Norah’s father Jassim Alawadhi is one of the first crime scene photographers to be employed by Dubai Police. As a Lieutenant Colonel, he had served as the director of Crime Scene Division and in 2010 he was given the UAE Appreciation Award for Science, Arts and Literature by His Highness Sheikh Khalifa bin Zayed Al Nahyan, the President of the UAE, on account of his contribution to his profession. Various members of the Twitterati now consider his daughter “the face of the historic peace deal” in the region.
“Peace starts with the politicians and continues with the youth,” Norah said in a pinned tweet. “As I said, our leaders make peace and we need to carry it forward through our young siblings and children in the future. They need to know that it is okay to make peace. There is no harm in trusting and respecting other countries, cultures and religions,” she noted.

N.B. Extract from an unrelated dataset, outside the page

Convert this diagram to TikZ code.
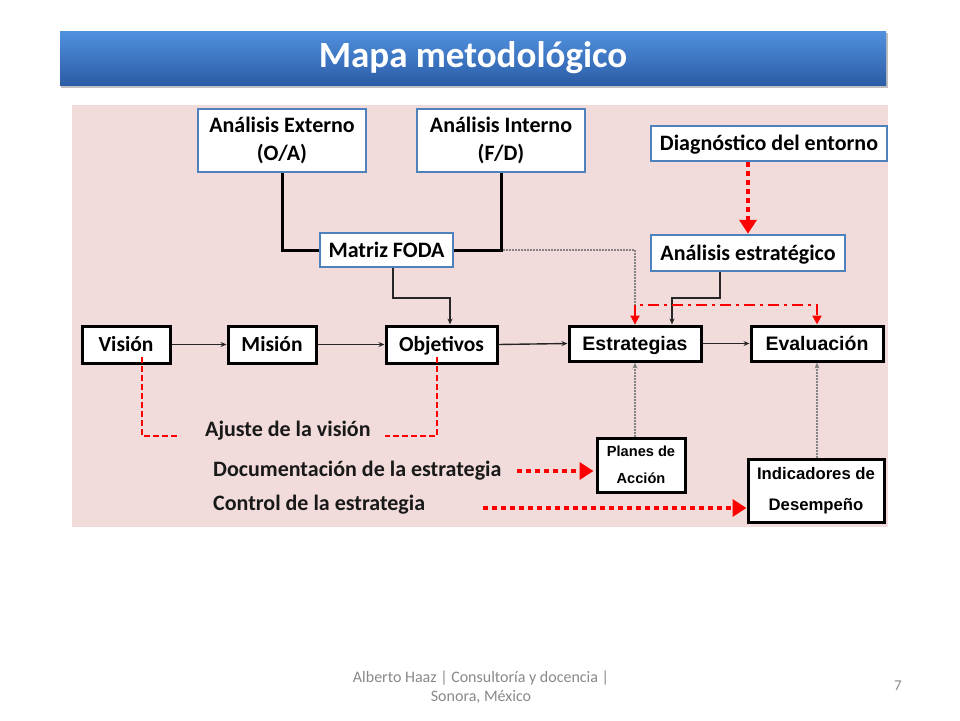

The 30-year-old banking professional has already started working on a private initiative with Israeli youths.
She has been in touch with an organisation titled Israel-Is which educates and trains young Israelis with the skill sets and mindset to conduct meaningful encounters with their international peers. “I met the youth from there on Zoom. They are smart and many youngsters are already entrepreneurs. We are getting to know each other and learn the religion and culture of each other. I know about Diwali and I love history. It is nice to learn about Rosh Hashanah and Shana Tova too.”
She said, “We are going to create different forums. The first one will be ready in four weeks. We will tackle topics ranging from business and innovation to culture and tourism. Our peace deal is not just for business. We are going to have a cultural exchange too. For example, we are going to show an Emirati chef speaking about our food and telling us how the food here is connected culturally and all of that. I am using my father for the art forum to showcase his art work as an exhibition on Zoom. It is a personal initiative. We want to do something to touch lives. I want them to know more about UAE.”